Les compagnies pétrolières sont contraintes de faire les frais, au sens propre du terme, du voisinage des baleines. La compagnie Sakhalin Energy a déjà investi plus de 5 millions de dollars dans un programme écologique, afin d'étudier le comportement des baleines et d'essayer de comprendre l'influence de l'infrastructure pétrolière sur ces mammifères. Il ne fait aucun doute que les opérateurs du projet devront faire des dépenses pour mettre en place un "programme Baleine". En effet, ils ne peuvent se permettre de quitter les gisements, dont les réserves atteignent, au total, 600 millions de tonnes de pétrole (ceux de Piltoun-Astokhskoïe et de Lounskoïe).

Quant aux baleines, elles ne sont pas comme les harengs qui se déplacent facilement d'une partie de l'océan à une autre, elles n'ont pas non plus l'intention de renoncer à leurs pâturages ancestraux. Par conséquent, les gens et les baleines n'ont rien d'autre à faire qu'à rechercher un moyen de coexister.

Les organisations écologiques et les chercheurs, "avocats" des baleines grises, avancent la thèse selon laquelle la réalisation du projet pétrolier se répercute négativement sur les mammifères marins. A cause de la présence d'être humains, du bruit des hélicoptères et des puissantes machines, les baleines s'amaigrissent, perdent leurs capacités vitales, ainsi que les chances de perpétuer leur espèce. Il y a trois ans, allant au-devant des écologistes, les pétroliers avaient consenti à modifier le tracé de la conduite immergée par laquelle seront exportés le pétrole et le gaz. Mais cela ne change pas fondamentalement la situation: les baleines continuent à éprouver les méfaits des bruits industriels. Le pétrole qui pénètre dans les eaux (même en quantités insignifiantes) intoxique le biote et les invertébrés des alluvions dont se nourrissent les baleines.

Les baleines grises de cette partie du Pacifique sont devenues si peu nombreuses que les chercheurs les localisent immédiatement. Après la fonte des glaces, les baleines arrivent dans la lagune de Piltoun, leur "datcha" d'été, pour se nourrir et élever leur progéniture. En septembre, lorsque le froid s'installe, les baleines se dirigent vers le Sud. La nourriture qu'elles trouvent dans la région de Sakhaline leur garantit de passer confortablement l'hiver.

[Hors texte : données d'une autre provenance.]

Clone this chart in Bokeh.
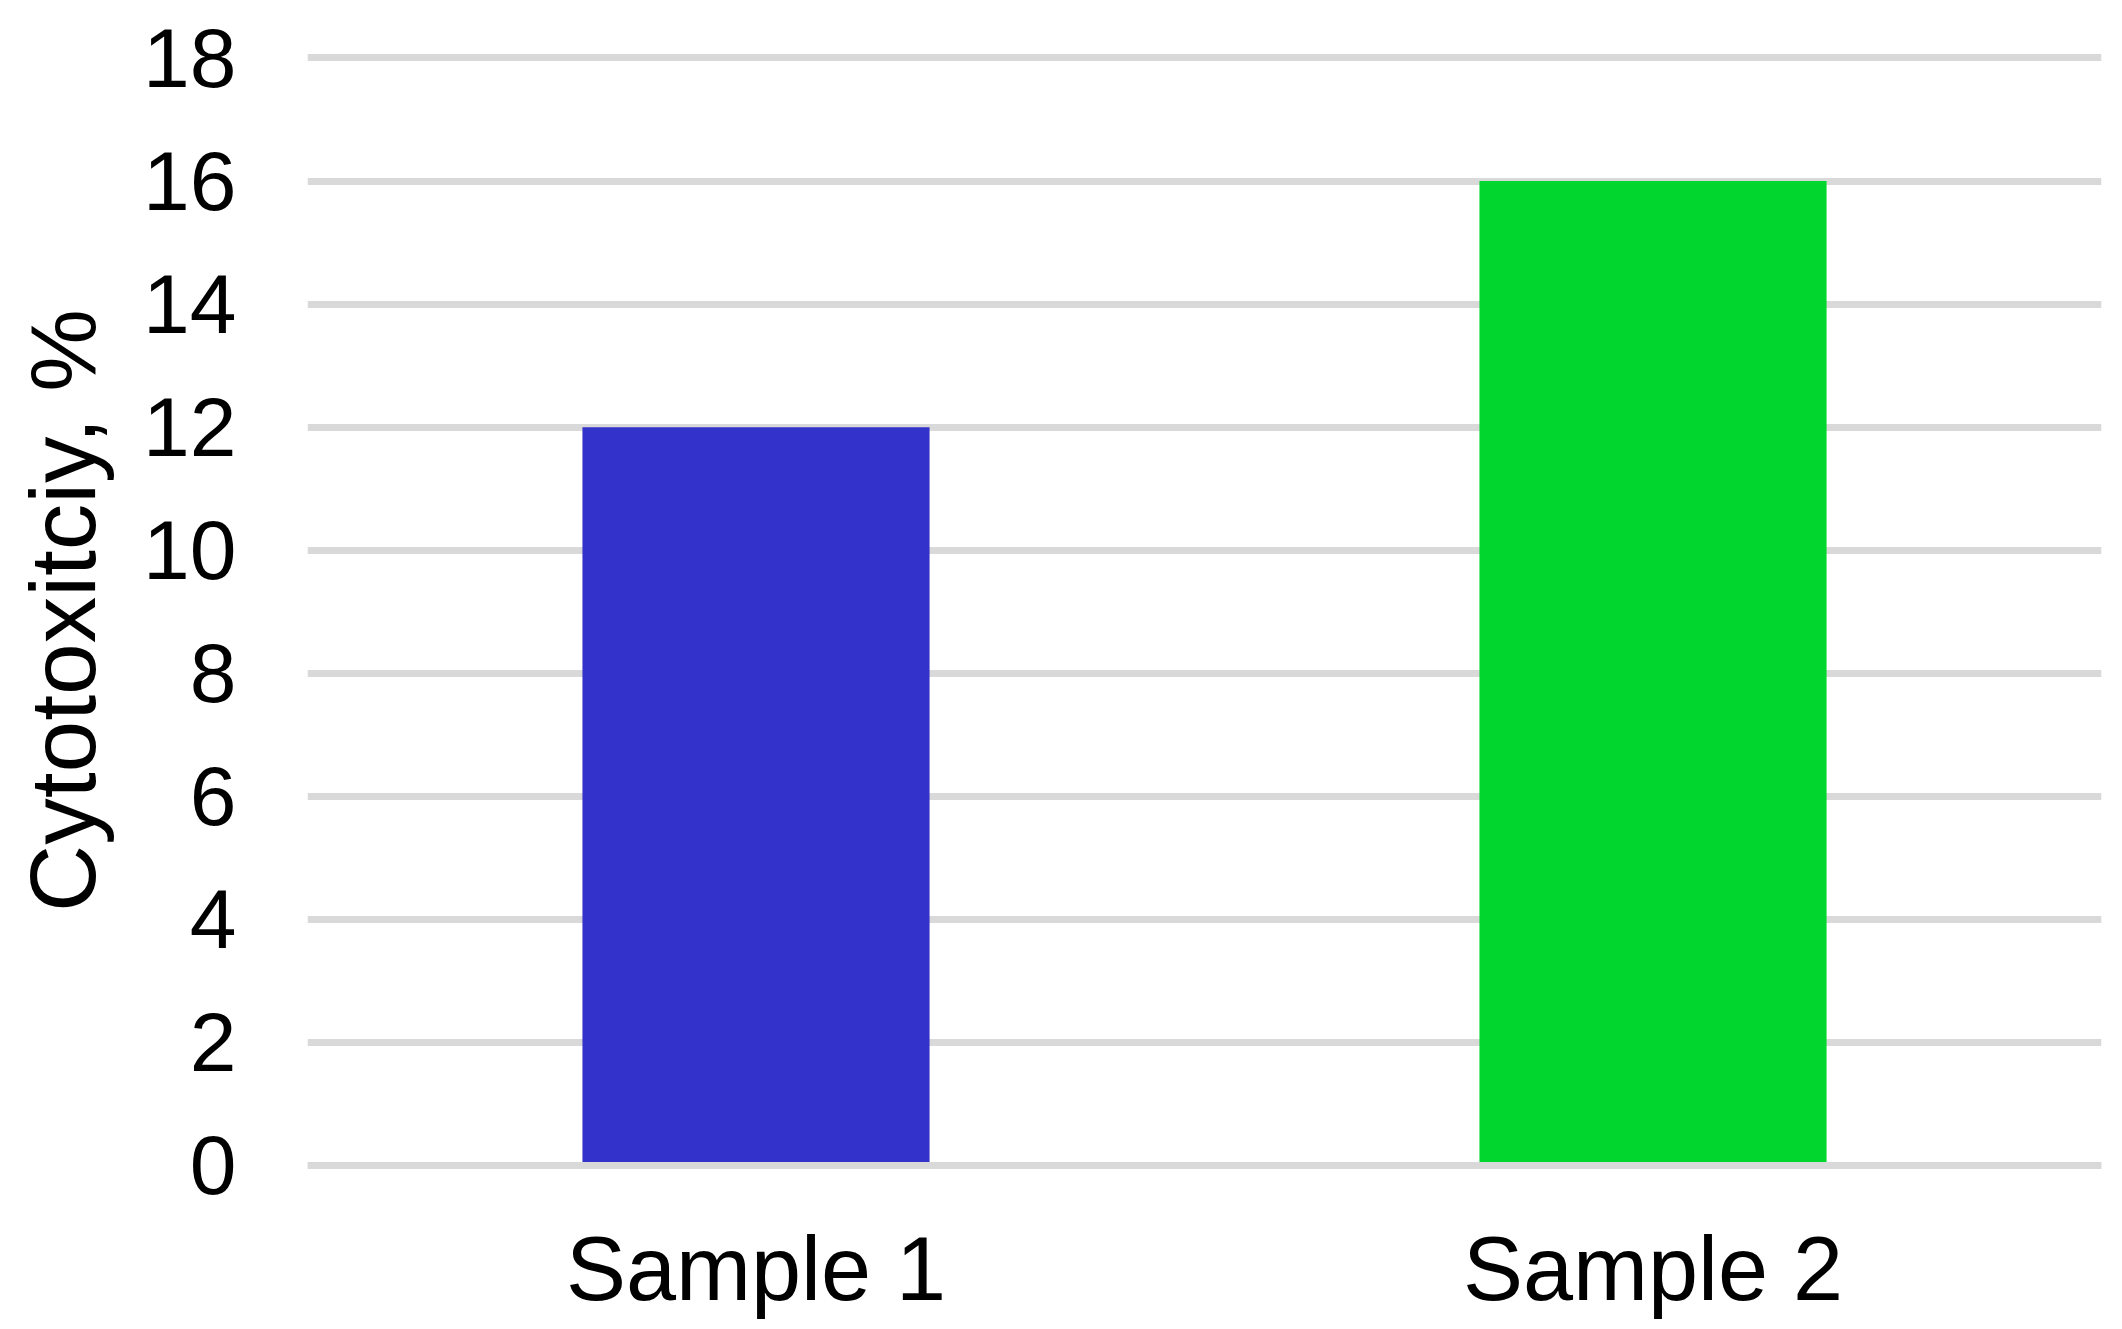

Rares sont ceux qui savent que l'Homme est déjà responsable de la mort de plusieurs centaines de millions de baleines, de nombreuses espèces ont déjà disparu en subissant les effets néfastes de la technologie. L'été 2004 était considéré comme le dernier pour les baleines de Sakhaline. Mais leur réserve de solidité permet encore à ces mammifères marins datant de l'antiquité de surmonter les difficultés qu'elles endurent. La question est de savoir si elles pourront coexister à la fois avec les humains et le pétrole.

Les opinions exprimées dans cet article sont laissées à la stricte responsabilité de l'auteur.